Reflections on CES
Over 150,000 attendees.
Over 2,500 exhibitors.
We'll try to do the math.
By Joe Paone
This year's Consumer Electronics Show (CES), which ran January 5 to 8 in Las Vegas, was—of no surprise to anyone—the largest CES to date. Projections originally called for about 130,000 attendees, but the Consumer Electronics Association (CEA) reported after the show that more than 150,000 people attended this year.
CES truly has become one of those rare events that provides so many options and opportunities for learning and relationship-building that attendees owe it to themselves to carefully plot their show strategies and schedules, lest they become overwhelmed by all of the options available and everyone else's busy schedules when they arrive in Las Vegas and squander valuable time.
The Consumer Technology Publishing Group, publisher of Custom Retailer, took a sizable number of reporters and editors to the show and all of us agreed that while we accumulated a boatload of information and insight, we didn't feel we scratched the surface of what was at the show, and we couldn't believe anyone else did, either.
Just navigating one vendor's booth, in many cases, required a substantial investment in time.
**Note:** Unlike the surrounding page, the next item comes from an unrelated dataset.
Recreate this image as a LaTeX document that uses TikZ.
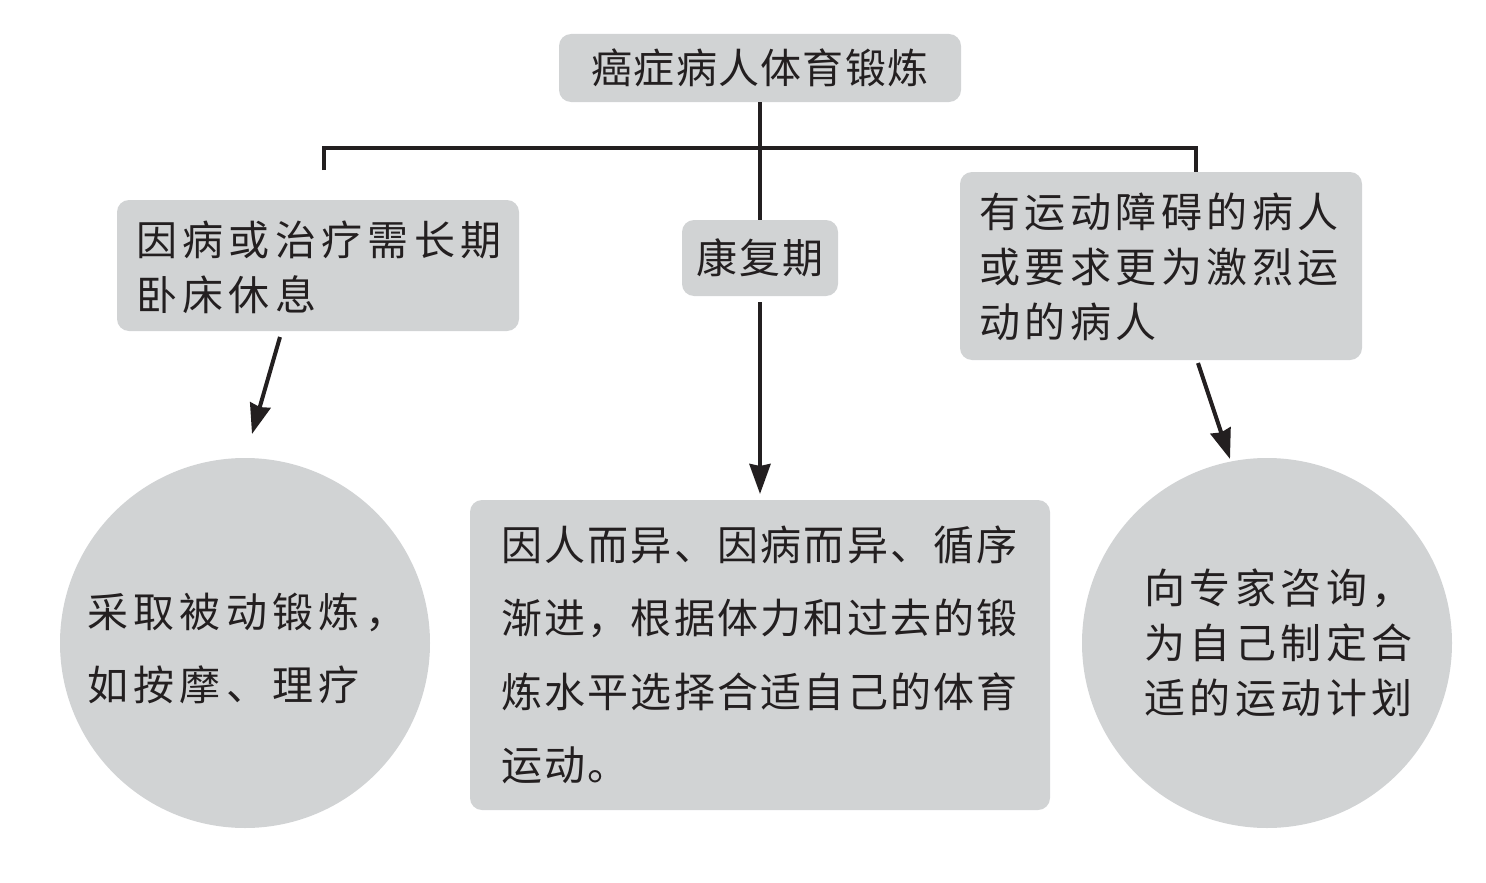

Companies like LG, Sony, Panasonic, Sharp and Samsung (25,000 square feet!) operated booths that were truly experiences unto themselves.
But in the midst of all the hustle and bustle of the crowds and the brash, in-your-face, sensory-overloading vibe of CES, there were some brief and welcome oases of sanity that reminded show veterans of a simpler time. When we ducked into loudspeaker manufacturer Definitive Technology's booth, for example, we found a steady stream of happy dealers taking a load off, sitting down for a while and just listening to the vendor's latest offerings in an uncluttered, relaxed environment. Company President and Founder Sandy Gross calmly and fondly greeted his dealers and accepted cordial congratulations on his company's latest achievements.